▶ **Exercise directions**: Quote every line as written. Omit pictures.

>> START Material

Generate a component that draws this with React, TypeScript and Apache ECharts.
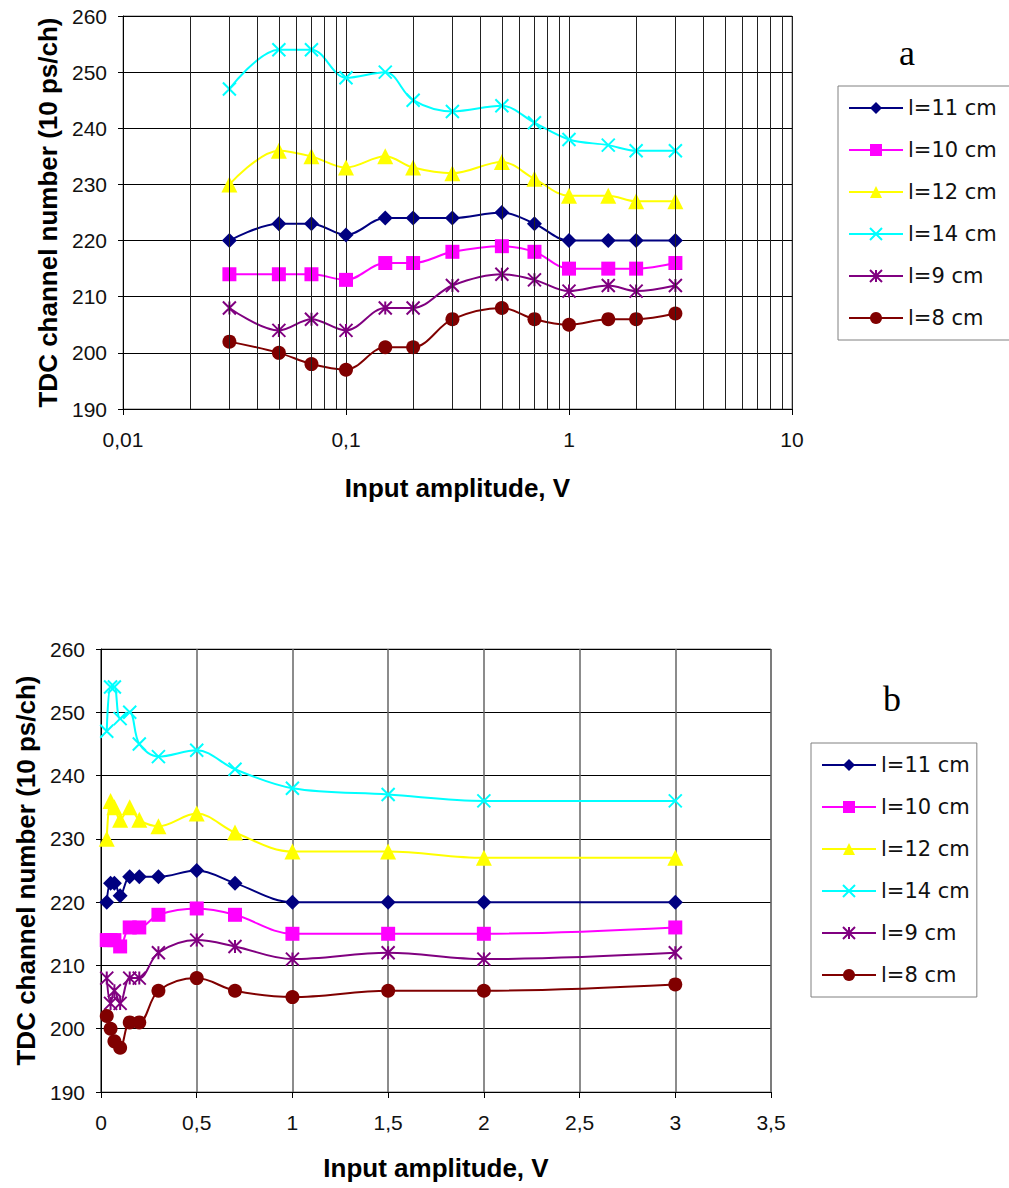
import React, { useEffect, useRef } from "react";
import * as echarts from "echarts";

const amplitudes = [0.03, 0.05, 0.07, 0.1, 0.15, 0.2, 0.3, 0.5, 0.7, 1, 1.5, 2, 3];

const l11 = [220, 223, 223, 221, 224, 224, 224, 225, 223, 220, 220, 220, 220];
const l10 = [214, 214, 214, 213, 216, 216, 218, 219, 218, 215, 215, 215, 216];
const l12 = [230, 236, 235, 233, 235, 233, 232, 234, 231, 228, 228, 227, 227];
const l14 = [247, 254, 254, 249, 250, 245, 243, 244, 241, 238, 237, 236, 236];
const l9 = [208, 204, 206, 204, 208, 208, 212, 214, 213, 211, 212, 211, 212];
const l8 = [202, 200, 198, 197, 201, 201, 206, 208, 206, 205, 206, 206, 207];

const seriesNames = ["l=11 cm", "l=10 cm", "l=12 cm", "l=14 cm", "l=9 cm", "l=8 cm"];
const seriesValues = [l11, l10, l12, l14, l9, l8];
const seriesColors = ["#000080", "#FF00FF", "#FFFF00", "#00FFFF", "#800080", "#800000"];

const X_PATH = "path://M0 0L10 10M10 0L0 10";
const STAR_PATH = "path://M5 0L5 10M0 0L10 10M10 0L0 10";
const seriesSymbols = ["diamond", "rect", "triangle", X_PATH, STAR_PATH, "circle"];
const seriesSymbolSizes = [15, 14, 16, 13, 13, 14];

// log-axis minor grid positions (2..9 within each decade)
const decades = [0.01, 0.1, 1];
const minorMultipliers = [2, 3, 4, 5, 6, 7, 8, 9];

const yTicks = { min: 190, max: 260, interval: 10 };

const labelFont = "Liberation Sans";
const commaFmt = (v: number) => String(Number(v.toPrecision(6))).replace(".", ",");

export default function App() {
  const ref = useRef<HTMLDivElement>(null);

  useEffect(() => {
    if (!ref.current) return;
    const chart = echarts.init(ref.current, null, { renderer: "svg" });

    const minorLines: any[] = [];
    decades.forEach((d) =>
      minorMultipliers.forEach((m) => minorLines.push({ xAxis: Number((d * m).toPrecision(6)) }))
    );

    const makeSeries = (gridIdx: number) =>
      seriesNames.map((name, i) => {
        const stroked = i === 3 || i === 4;
        return {
          type: "line",
          name,
          xAxisIndex: gridIdx,
          yAxisIndex: gridIdx,
          data: amplitudes.map((x, k) => [x, seriesValues[i][k]]),
          smooth: 0.35,
          symbol: seriesSymbols[i],
          symbolSize: seriesSymbolSizes[i],
          showSymbol: true,
          z: 3,
          lineStyle: { color: seriesColors[i], width: 2 },
          itemStyle: stroked
            ? { color: seriesColors[i], borderColor: seriesColors[i], borderWidth: 2 }
            : { color: seriesColors[i], borderWidth: 0 },
        };
      });

    const yAxisCommon = {
      type: "value",
      min: yTicks.min,
      max: yTicks.max,
      interval: yTicks.interval,
      nameLocation: "middle",
      nameRotate: 90,
      nameTextStyle: { fontFamily: labelFont, fontWeight: "bold", fontSize: 26, color: "#000" },
      axisLine: { show: true, lineStyle: { color: "#000", width: 1 } },
      axisTick: { show: true, length: 5, lineStyle: { color: "#000" } },
      axisLabel: { fontFamily: labelFont, fontSize: 21, color: "#111", margin: 16 },
      splitLine: { show: true, lineStyle: { color: "#000", width: 1 } },
    };

    const legendCommon = {
      orient: "vertical",
      data: seriesNames,
      itemWidth: 54,
      itemHeight: 15,
      itemGap: 20,
      borderColor: "#808080",
      borderWidth: 1,
      textStyle: { fontFamily: "DejaVu Sans", fontSize: 21, color: "#111", lineHeight: 22 },
      selectedMode: false,
    };

    const option: any = {
      animation: false,
      backgroundColor: "#fff",
      grid: [
        { left: 123, right: 1009 - 792, top: 16, bottom: 1188 - 409, show: true, borderColor: "#808080", borderWidth: 1 },
        { left: 101, right: 1009 - 771, top: 649, bottom: 1188 - 1092, show: true, borderColor: "#808080", borderWidth: 1 },
      ],
      xAxis: [
        {
          type: "log",
          gridIndex: 0,
          logBase: 10,
          min: 0.01,
          max: 10,
          name: "Input amplitude, V",
          nameLocation: "middle",
          nameGap: 66,
          nameTextStyle: { fontFamily: labelFont, fontWeight: "bold", fontSize: 26, color: "#000" },
          axisLine: { show: true, lineStyle: { color: "#000", width: 1 } },
          axisTick: { show: true, length: 6, lineStyle: { color: "#000" } },
          axisLabel: { fontFamily: labelFont, fontSize: 21, color: "#111", margin: 20, formatter: commaFmt },
          splitLine: { show: true, lineStyle: { color: "#222", width: 1 } },
        },
        {
          type: "value",
          gridIndex: 1,
          min: 0,
          max: 3.5,
          interval: 0.5,
          name: "Input amplitude, V",
          nameLocation: "middle",
          nameGap: 63,
          nameTextStyle: { fontFamily: labelFont, fontWeight: "bold", fontSize: 26, color: "#000" },
          axisLine: { show: true, lineStyle: { color: "#000", width: 1 } },
          axisTick: { show: true, length: 6, lineStyle: { color: "#000" } },
          axisLabel: { fontFamily: labelFont, fontSize: 21, color: "#111", margin: 20, formatter: commaFmt },
          splitLine: { show: true, lineStyle: { color: "#666", width: 1.5 } },
        },
      ],
      yAxis: [
        { ...yAxisCommon, gridIndex: 0, name: "TDC channel number (10 ps/ch)", nameGap: 62 },
        { ...yAxisCommon, gridIndex: 1, name: "TDC channel number (10 ps/ch)", nameGap: 58 },
      ],
      legend: [
        { ...legendCommon, left: 838, top: 86, padding: [11, 30, 11, 10] },
        { ...legendCommon, left: 811, top: 743, padding: [11, 7, 11, 10] },
      ],
      graphic: [
        { type: "text", x: 907, y: 53, style: { text: "a", font: '36px "Liberation Serif"', fill: "#000", textAlign: "center", textVerticalAlign: "middle" } },
        { type: "text", x: 892, y: 699, style: { text: "b", font: '36px "Liberation Serif"', fill: "#000", textAlign: "center", textVerticalAlign: "middle" } },
      ],
      series: [
        {
          type: "line",
          name: "_minorGrid",
          xAxisIndex: 0,
          yAxisIndex: 0,
          data: [],
          z: 1,
          silent: true,
          markLine: {
            silent: true,
            symbol: ["none", "none"],
            label: { show: false },
            lineStyle: { color: "#222", width: 1, type: "solid" },
            emphasis: { disabled: true },
            data: minorLines,
          },
        },
        ...makeSeries(0),
        ...makeSeries(1),
      ],
    };

    chart.setOption(option);
    return () => chart.dispose();
  }, []);

  return (
    <div
      ref={ref}
      style={{ position: "absolute", left: 0, top: 0, width: 1009, height: 1188, background: "#fff" }}
    />
  );
}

>> END Material

▶ **Response to the exercise**:
Generate a component that draws this with React, TypeScript and Apache ECharts.
import React, { useEffect, useRef } from "react";
import * as echarts from "echarts";

const amplitudes = [0.03, 0.05, 0.07, 0.1, 0.15, 0.2, 0.3, 0.5, 0.7, 1, 1.5, 2, 3];

const l11 = [220, 223, 223, 221, 224, 224, 224, 225, 223, 220, 220, 220, 220];
const l10 = [214, 214, 214, 213, 216, 216, 218, 219, 218, 215, 215, 215, 216];
const l12 = [230, 236, 235, 233, 235, 233, 232, 234, 231, 228, 228, 227, 227];
const l14 = [247, 254, 254, 249, 250, 245, 243, 244, 241, 238, 237, 236, 236];
const l9 = [208, 204, 206, 204, 208, 208, 212, 214, 213, 211, 212, 211, 212];
const l8 = [202, 200, 198, 197, 201, 201, 206, 208, 206, 205, 206, 206, 207];

const seriesNames = ["l=11 cm", "l=10 cm", "l=12 cm", "l=14 cm", "l=9 cm", "l=8 cm"];
const seriesValues = [l11, l10, l12, l14, l9, l8];
const seriesColors = ["#000080", "#FF00FF", "#FFFF00", "#00FFFF", "#800080", "#800000"];

const X_PATH = "path://M0 0L10 10M10 0L0 10";
const STAR_PATH = "path://M5 0L5 10M0 0L10 10M10 0L0 10";
const seriesSymbols = ["diamond", "rect", "triangle", X_PATH, STAR_PATH, "circle"];
const seriesSymbolSizes = [15, 14, 16, 13, 13, 14];

// log-axis minor grid positions (2..9 within each decade)
const decades = [0.01, 0.1, 1];
const minorMultipliers = [2, 3, 4, 5, 6, 7, 8, 9];

const yTicks = { min: 190, max: 260, interval: 10 };

const labelFont = "Liberation Sans";
const commaFmt = (v: number) => String(Number(v.toPrecision(6))).replace(".", ",");

export default function App() {
  const ref = useRef<HTMLDivElement>(null);

  useEffect(() => {
    if (!ref.current) return;
    const chart = echarts.init(ref.current, null, { renderer: "svg" });

    const minorLines: any[] = [];
    decades.forEach((d) =>
      minorMultipliers.forEach((m) => minorLines.push({ xAxis: Number((d * m).toPrecision(6)) }))
    );

    const makeSeries = (gridIdx: number) =>
      seriesNames.map((name, i) => {
        const stroked = i === 3 || i === 4;
        return {
          type: "line",
          name,
          xAxisIndex: gridIdx,
          yAxisIndex: gridIdx,
          data: amplitudes.map((x, k) => [x, seriesValues[i][k]]),
          smooth: 0.35,
          symbol: seriesSymbols[i],
          symbolSize: seriesSymbolSizes[i],
          showSymbol: true,
          z: 3,
          lineStyle: { color: seriesColors[i], width: 2 },
          itemStyle: stroked
            ? { color: seriesColors[i], borderColor: seriesColors[i], borderWidth: 2 }
            : { color: seriesColors[i], borderWidth: 0 },
        };
      });

    const yAxisCommon = {
      type: "value",
      min: yTicks.min,
      max: yTicks.max,
      interval: yTicks.interval,
      nameLocation: "middle",
      nameRotate: 90,
      nameTextStyle: { fontFamily: labelFont, fontWeight: "bold", fontSize: 26, color: "#000" },
      axisLine: { show: true, lineStyle: { color: "#000", width: 1 } },
      axisTick: { show: true, length: 5, lineStyle: { color: "#000" } },
      axisLabel: { fontFamily: labelFont, fontSize: 21, color: "#111", margin: 16 },
      splitLine: { show: true, lineStyle: { color: "#000", width: 1 } },
    };

    const legendCommon = {
      orient: "vertical",
      data: seriesNames,
      itemWidth: 54,
      itemHeight: 15,
      itemGap: 20,
      borderColor: "#808080",
      borderWidth: 1,
      textStyle: { fontFamily: "DejaVu Sans", fontSize: 21, color: "#111", lineHeight: 22 },
      selectedMode: false,
    };

    const option: any = {
      animation: false,
      backgroundColor: "#fff",
      grid: [
        { left: 123, right: 1009 - 792, top: 16, bottom: 1188 - 409, show: true, borderColor: "#808080", borderWidth: 1 },
        { left: 101, right: 1009 - 771, top: 649, bottom: 1188 - 1092, show: true, borderColor: "#808080", borderWidth: 1 },
      ],
      xAxis: [
        {
          type: "log",
          gridIndex: 0,
          logBase: 10,
          min: 0.01,
          max: 10,
          name: "Input amplitude, V",
          nameLocation: "middle",
          nameGap: 66,
          nameTextStyle: { fontFamily: labelFont, fontWeight: "bold", fontSize: 26, color: "#000" },
          axisLine: { show: true, lineStyle: { color: "#000", width: 1 } },
          axisTick: { show: true, length: 6, lineStyle: { color: "#000" } },
          axisLabel: { fontFamily: labelFont, fontSize: 21, color: "#111", margin: 20, formatter: commaFmt },
          splitLine: { show: true, lineStyle: { color: "#222", width: 1 } },
        },
        {
          type: "value",
          gridIndex: 1,
          min: 0,
          max: 3.5,
          interval: 0.5,
          name: "Input amplitude, V",
          nameLocation: "middle",
          nameGap: 63,
          nameTextStyle: { fontFamily: labelFont, fontWeight: "bold", fontSize: 26, color: "#000" },
          axisLine: { show: true, lineStyle: { color: "#000", width: 1 } },
          axisTick: { show: true, length: 6, lineStyle: { color: "#000" } },
          axisLabel: { fontFamily: labelFont, fontSize: 21, color: "#111", margin: 20, formatter: commaFmt },
          splitLine: { show: true, lineStyle: { color: "#666", width: 1.5 } },
        },
      ],
      yAxis: [
        { ...yAxisCommon, gridIndex: 0, name: "TDC channel number (10 ps/ch)", nameGap: 62 },
        { ...yAxisCommon, gridIndex: 1, name: "TDC channel number (10 ps/ch)", nameGap: 58 },
      ],
      legend: [
        { ...legendCommon, left: 838, top: 86, padding: [11, 30, 11, 10] },
        { ...legendCommon, left: 811, top: 743, padding: [11, 7, 11, 10] },
      ],
      graphic: [
        { type: "text", x: 907, y: 53, style: { text: "a", font: '36px "Liberation Serif"', fill: "#000", textAlign: "center", textVerticalAlign: "middle" } },
        { type: "text", x: 892, y: 699, style: { text: "b", font: '36px "Liberation Serif"', fill: "#000", textAlign: "center", textVerticalAlign: "middle" } },
      ],
      series: [
        {
          type: "line",
          name: "_minorGrid",
          xAxisIndex: 0,
          yAxisIndex: 0,
          data: [],
          z: 1,
          silent: true,
          markLine: {
            silent: true,
            symbol: ["none", "none"],
            label: { show: false },
            lineStyle: { color: "#222", width: 1, type: "solid" },
            emphasis: { disabled: true },
            data: minorLines,
          },
        },
        ...makeSeries(0),
        ...makeSeries(1),
      ],
    };

    chart.setOption(option);
    return () => chart.dispose();
  }, []);

  return (
    <div
      ref={ref}
      style={{ position: "absolute", left: 0, top: 0, width: 1009, height: 1188, background: "#fff" }}
    />
  );
}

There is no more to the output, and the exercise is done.